Do outro lado, estava a Liga Muçulmana de Muhammad Jinnah, que pedia a partilha do território e uma nação para seu povo.
A barbárie entre hindus e muçulmanos teria começado como estratégia britânica, adepta da prática de “dividir e conquistar” os povos originários em suas colônias.
Após o fim da Segunda Guerra, Londres concede a liberdade para a Índia – em grande medida porque o Reino Unido do final dos anos 1940 tinha recursos limitados para controlar suas colônias do outro lado do mundo.
A divisão entre muçulmanos e hindus foi feita à pressas, em 1947, com o desenho da fronteira feito por um juiz britânico. O processo foi tão sangrento que, até hoje, estimar os mortos é tarefa difícil: os historiadores calculam algo entre 200 mil e dois milhões de mortos pelo caminho.
No arquivo histórico da partilha, é possível encontrar relatos de extrema violência nos trens que levavam refugiados de um lado para o outro.
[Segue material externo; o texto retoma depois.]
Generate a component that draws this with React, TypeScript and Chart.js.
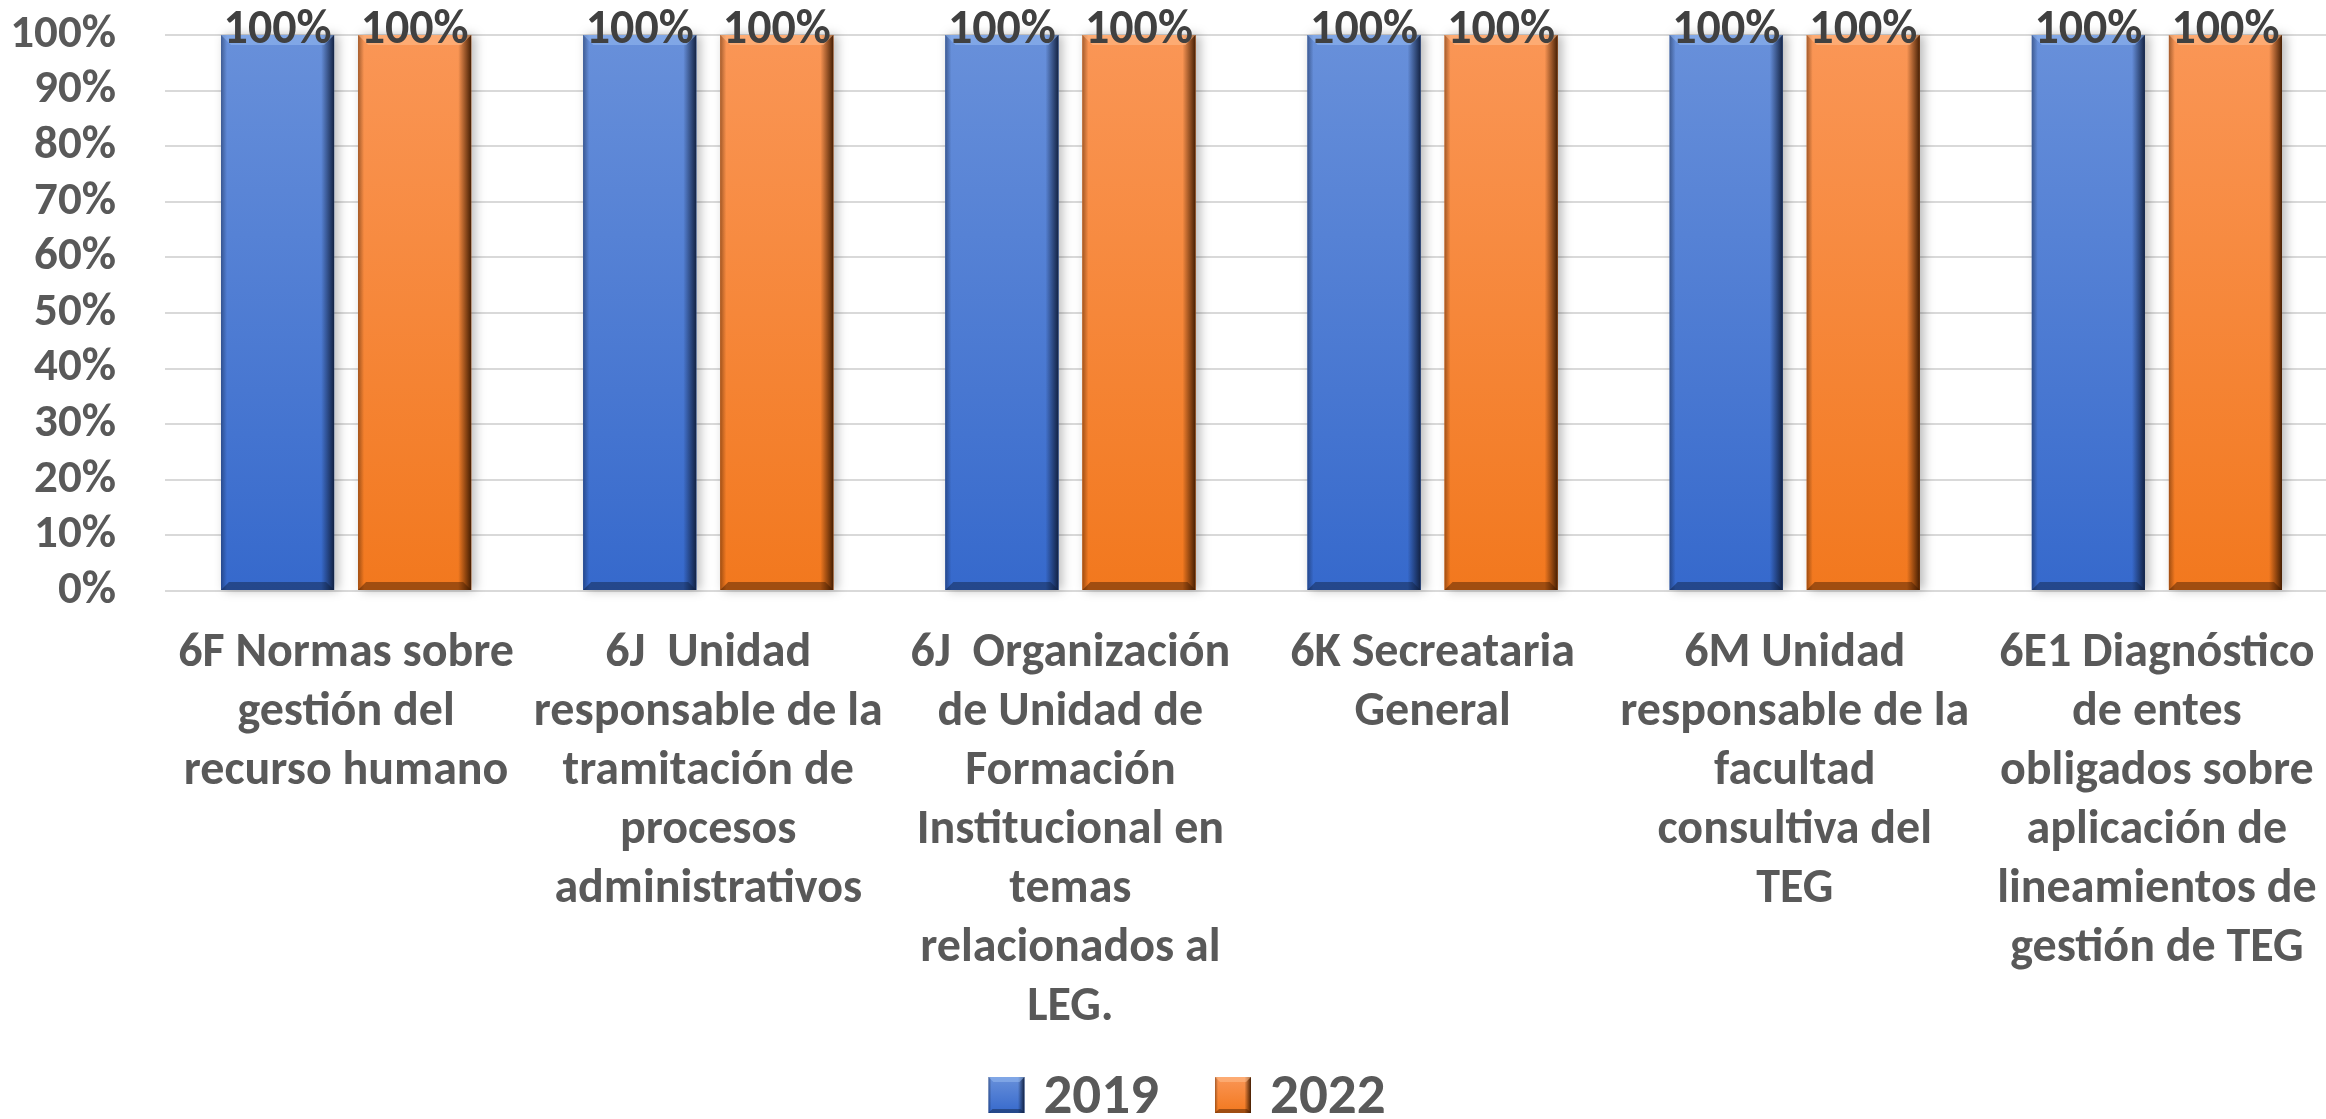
import React, { useEffect, useRef } from "react";
import { Chart, registerables } from "chart.js";

Chart.register(...registerables);

// ---------- data ----------
const categories: string[][] = [
  ["6F Normas sobre", "gestión del", "recurso humano"],
  ["6J  Unidad", "responsable de la", "tramitación de", "procesos", "administrativos"],
  ["6J  Organización", "de Unidad de", "Formación", "Institucional en", "temas", "relacionados al", "LEG."],
  ["6K Secreataria", "General"],
  ["6M Unidad", "responsable de la", "facultad", "consultiva del", "TEG"],
  ["6E1 Diagnóstico", "de entes", "obligados sobre", "aplicación de", "lineamientos de", "gestión de TEG"],
];
const seriesNames = ["2019", "2022"];
const values2019 = [1, 1, 1, 1, 1, 1];
const values2022 = [1, 1, 1, 1, 1, 1];

// ---------- styles ----------
const FONT = "Carlito, Lato, 'Open Sans', sans-serif";
const AXIS_COLOR = "#595959";
const LABEL_COLOR = "#404040";
const PALETTES = [
  { base: "#4472c4", top: "#6890da", bottom: "#3669cc", dark: "rgba(16,30,60,", hi: "rgba(150,185,240,0.55)" },
  { base: "#ed7d31", top: "#fa9656", bottom: "#f2781e", dark: "rgba(60,25,0,", hi: "rgba(255,190,140,0.55)" },
];

const CANVAS_W = 2338;
const CANVAS_H = 1119;

function drawBevelRect(ctx: CanvasRenderingContext2D, l: number, t: number, w: number, h: number, pal: any, shadow: boolean, scale = 1) {
  const r = l + w;
  const b = t + h;
  ctx.save();
  if (shadow) {
    ctx.shadowColor = "rgba(0,0,0,0.28)";
    ctx.shadowBlur = 10;
    ctx.shadowOffsetX = 4;
  }
  const g = ctx.createLinearGradient(0, t, 0, b);
  g.addColorStop(0, pal.top);
  g.addColorStop(1, pal.bottom);
  ctx.fillStyle = g;
  ctx.fillRect(l, t, w, h);
  ctx.shadowColor = "transparent";
  ctx.shadowBlur = 0;
  ctx.shadowOffsetX = 0;
  const er = 13 * scale;
  const gr = ctx.createLinearGradient(r - er, 0, r, 0);
  gr.addColorStop(0, pal.dark + "0)");
  gr.addColorStop(1, pal.dark + "0.95)");
  ctx.fillStyle = gr;
  ctx.fillRect(r - er, t, er, h);
  const el = 6 * scale;
  const gl = ctx.createLinearGradient(l, 0, l + el, 0);
  gl.addColorStop(0, pal.dark + "0.45)");
  gl.addColorStop(1, pal.dark + "0)");
  ctx.fillStyle = gl;
  ctx.fillRect(l, t, el, h);
  const bt = 10 * scale;
  ctx.beginPath();
  ctx.moveTo(l, t);
  ctx.lineTo(r, t);
  ctx.lineTo(r - bt, t + bt);
  ctx.lineTo(l + bt, t + bt);
  ctx.closePath();
  ctx.fillStyle = pal.hi;
  ctx.fill();
  const bb = 8 * scale;
  ctx.beginPath();
  ctx.moveTo(l, b);
  ctx.lineTo(r, b);
  ctx.lineTo(r - bb, b - bb);
  ctx.lineTo(l + bb, b - bb);
  ctx.closePath();
  ctx.fillStyle = pal.dark + "0.45)";
  ctx.fill();
  ctx.restore();
}

const bevelPlugin = {
  id: "bevel",
  afterDatasetsDraw(chart: any) {
    const ctx = chart.ctx as CanvasRenderingContext2D;
    chart.data.datasets.forEach((_ds: any, di: number) => {
      const meta = chart.getDatasetMeta(di);
      const pal = PALETTES[di];
      meta.data.forEach((bar: any) => {
        const { x, y, base, width } = bar.getProps(["x", "y", "base", "width"], true);
        const t = Math.min(y, base);
        const b = Math.max(y, base);
        drawBevelRect(ctx, x - width / 2, t, width, b - t, pal, true);
      });
    });
  },
};

const valueLabelPlugin = {
  id: "valueLabels",
  afterDatasetsDraw(chart: any) {
    const ctx = chart.ctx as CanvasRenderingContext2D;
    ctx.save();
    ctx.font = `bold 48px ${FONT}`;
    ctx.fillStyle = LABEL_COLOR;
    ctx.textAlign = "center";
    ctx.textBaseline = "alphabetic";
    chart.data.datasets.forEach((ds: any, di: number) => {
      const meta = chart.getDatasetMeta(di);
      meta.data.forEach((bar: any, i: number) => {
        const v = ds.data[i];
        ctx.fillText(`${Math.round(v * 100)}%`, bar.x, bar.y + 8);
      });
    });
    ctx.restore();
  },
};

const legendPlugin = {
  id: "bevelLegend",
  afterDraw(chart: any) {
    const ctx = chart.ctx as CanvasRenderingContext2D;
    ctx.save();
    const font = `bold 57px ${FONT}`;
    ctx.font = font;
    const boxW = 36;
    const boxH = 36;
    const gapBT = 19;
    const gapItem = 56;
    const labels: string[] = chart.data.datasets.map((d: any) => d.label);
    const widths = labels.map((s) => ctx.measureText(s).width);
    const total = widths.reduce((s, w) => s + boxW + gapBT + w, 0) + gapItem * (labels.length - 1);
    let x = chart.width / 2 + 18 - total / 2;
    const baseY = chart.height - 6;
    labels.forEach((s, i) => {
      drawBevelRect(ctx, x, baseY - boxH, boxW, boxH, PALETTES[i], false, 0.5);
      ctx.fillStyle = AXIS_COLOR;
      ctx.textAlign = "left";
      ctx.textBaseline = "alphabetic";
      ctx.font = font;
      ctx.fillText(s, x + boxW + gapBT, baseY);
      x += boxW + gapBT + widths[i] + gapItem;
    });
    ctx.restore();
  },
};

export default function App() {
  const canvasRef = useRef<HTMLCanvasElement | null>(null);

  useEffect(() => {
    const canvas = canvasRef.current;
    if (!canvas) return;
    const chart = new Chart(canvas, {
      type: "bar",
      data: {
        labels: categories,
        datasets: [
          {
            label: seriesNames[0],
            data: values2019,
            backgroundColor: PALETTES[0].base,
            borderWidth: 0,
            categoryPercentage: 0.757,
            barPercentage: 0.825,
          },
          {
            label: seriesNames[1],
            data: values2022,
            backgroundColor: PALETTES[1].base,
            borderWidth: 0,
            categoryPercentage: 0.757,
            barPercentage: 0.825,
          },
        ],
      },
      options: {
        animation: false,
        responsive: false,
        devicePixelRatio: 1,
        layout: { padding: { top: 35, right: 0, bottom: 64, left: 0 } },
        plugins: {
          legend: { display: false },
          tooltip: { enabled: false },
        },
        scales: {
          x: {
            grid: { display: false, drawTicks: false },
            border: { display: false },
            ticks: {
              autoSkip: false,
              maxRotation: 0,
              minRotation: 0,
              padding: 33,
              color: AXIS_COLOR,
              font: { family: FONT, size: 48, weight: "bold", lineHeight: 1.23 },
            },
            afterFit: (scale: any) => {
              scale.height = 464;
              scale.paddingLeft = 0;
              scale.paddingRight = 0;
            },
          },
          y: {
            min: 0,
            max: 1,
            grid: { color: "#d9d9d9", lineWidth: 2, drawTicks: false },
            border: { display: false },
            ticks: {
              autoSkip: false,
              stepSize: 0.1,
              padding: 49,
              color: AXIS_COLOR,
              font: { family: FONT, size: 47, weight: "bold" },
              callback: (v: any) => `${Math.round(Number(v) * 100)}%`,
            },
            afterFit: (scale: any) => {
              scale.width = 165;
              scale.paddingTop = 0;
              scale.paddingBottom = 0;
            },
          },
        },
      },
      plugins: [bevelPlugin, valueLabelPlugin, legendPlugin],
    } as any);
    return () => chart.destroy();
  }, []);

  return (
    <div
      style={{
        position: "fixed",
        left: 0,
        top: 0,
        width: 2326,
        height: 1119,
        overflow: "hidden",
        background: "#ffffff",
      }}
    >
      <canvas ref={canvasRef} width={CANVAS_W} height={CANVAS_H} style={{ display: "block" }} />
    </div>
  );
}
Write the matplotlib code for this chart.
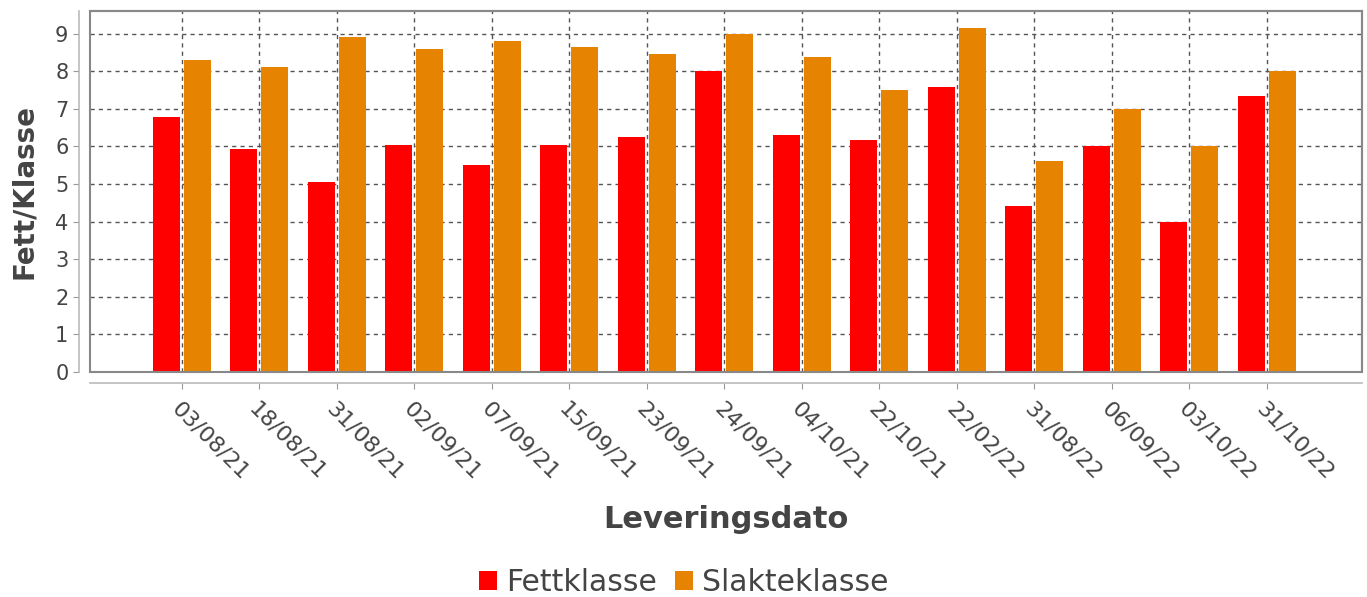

Houve massacres por todo o território, com cidades destruídas e rastros de corpos pelas ruas. Na Índia, cerca de 35 milhões de muçulmanos decidiram ficar.
A Constituição indiana previa desde o começo uma convivência pacífica entre as duas populações, de hindus e de muçulmanos, que não se concretizou. O próprio Nehru era favorável a um Estado secular, como forma de deixar que as feridas da partilha cicatrizassem.
O sectarismo religioso, dizia o pai da Índia moderna e seu primeiro premiê, seria a maior ameaça à segurança nacional do país. Entre os exemplos, é digno de nota que o responsável pelo assassinato de Gandhi, em 1948, era um radical nacionalista hindu.
Cronologia do nacionalismo atual
Os principais movimentos nacionalistas hindus começam a ressurgir nos anos 1980 e resgatam escritos dos anos 1920 que pregavam os hindus como “filhos da terra”. Os muçulmanos, por sua vez, eram intrusos.
A primeira responsável por esse resgate nacionalista em seu formato atual é Indira Gandhi, após uma derrota nas urnas em 1977. A filha de Nehru, única mulher a chefiar o governo indiano, aproveitou a divisão entre os povos e fez seu sucessor, o filho Rajiv.
Do favoritismo moderado do Congresso Nacional Indiano de Gandhi surgiu uma vertente mais radical, personificada no Bharatiya Janata de Modi. O partido chega ao Parlamento em 1998 e ao longo dos 14 anos seguintes, desenvolve sua agenda marcadamente sectária.
Em 2014, ganha a maioria na Lok Sabha, o equivalente à Câmara dos Deputados, e emplaca Modi na chefia do Governo. Cinco anos depois, o premiê é reeleito e passa a lei de cidadania.